Auschwitz Survivor Biniaz Will Be at Reagan Library

Auschwitz survivor Celina Karp Biniaz and author William Friedricks will discuss his book Saved by Schindler: The Life of Celina Karp Biniaz on Tuesday, July 25 at 6 p.m., with a book signing at 7 p.m.

This is part of the programming for the Auschwitz. Not long ago. Not far away. exhibition, currently at the Ronald Reagan Museum through August 13.

Biniaz kept her Holocaust experience a secret because she said the years were too terrible to describe, and she did not believe anyone would understand.

That changed with Pacific Palisades director Steven Spielberg’s film Schindler’s List, which brought the Holocaust and the story of Oskar Schindler to millions around the world. The movie prompted Celina to confront her painful past and begin speaking publicly about it.

“Oskar Schindler gave me my life, but Steven Spielberg gave me my voice,” said Biniaz, who was only eight years old when the Germans invaded her homeland of Poland in 1939.

Over the next six years, the child from Krakow endured the Holocaust as the Nazis took away her schooling and civil rights, then herded her and her family into a ghetto.

When the ghetto was liquidated, and the family was sent to Plaszów, a slave labor/concentration camp, where they witnessed unspeakable horrors.

Ultimately, Celina and her parents landed on Schindler’s list, but before being sent to safety at Schindler’s factory, Celina spent several terrifying weeks at Auschwitz where she faced down the infamous Dr. Josef Mengele.

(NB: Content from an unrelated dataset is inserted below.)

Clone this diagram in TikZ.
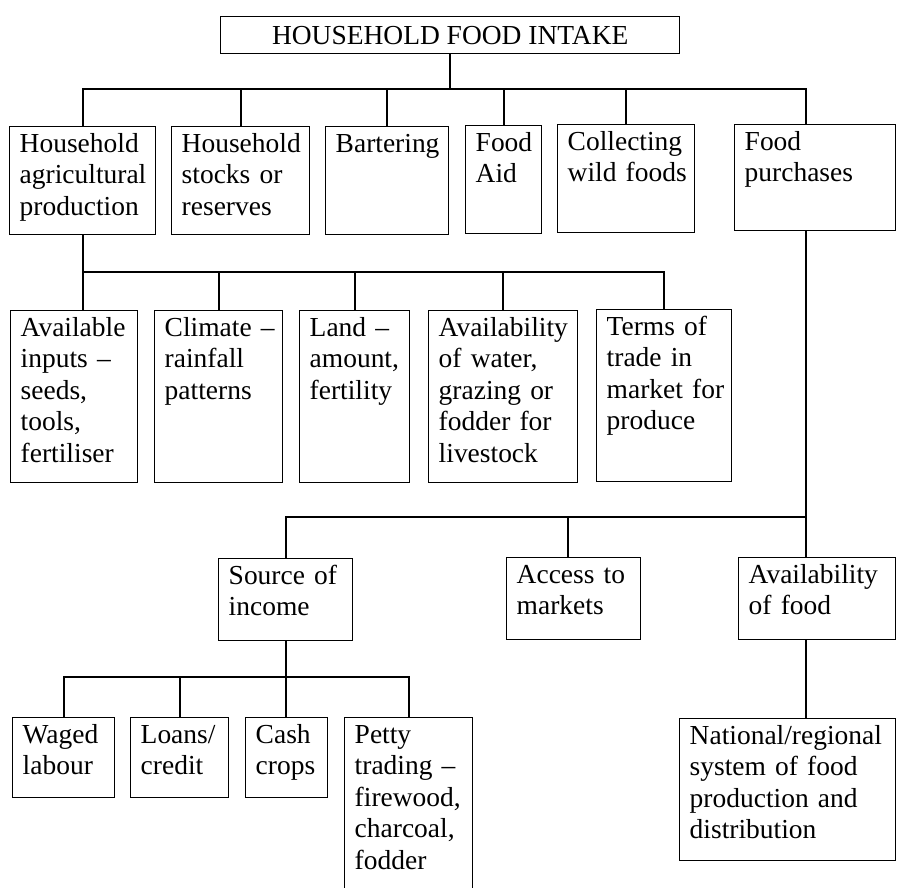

After the war, she and her family moved to the United States. Biniaz finished her education, including a master’s degree at Columbia Teachers College (New York) got married, had a family, and eventually had a career in teaching.

Celina Biniaz, who now lives in Camarillo, poses with Des Moines biographer William B. Fredricks.
Photo: Des Moines Register

This program is part of a programming series for the exhibition, Auschwitz. Not Long Ago. Not Far Away.

Tickets to this event do not include admission into the museum or Auschwitz exhibition and must be purchased separately at click here. This exhibition brings together more than 700 original objects and 400 photographs from over 20 institutions and museums around the world and has never traveled to the U.S. West Coast…until now.

The curator of the exhibit writes, “No book, no podcast, nor history lesson can prepare you for the impact and power this extraordinary collection of artifacts holds.” The exhibit is recommended for those 12 and older.

To register to hear Biniaz and Friedrick and/or to pre-purchase a book, please visit click here.

After WWII Celina Biniaz and her family moved to Des Moines, Iowa. She graduated from Grinnell College and spoke to the graduating class at that college in 2018.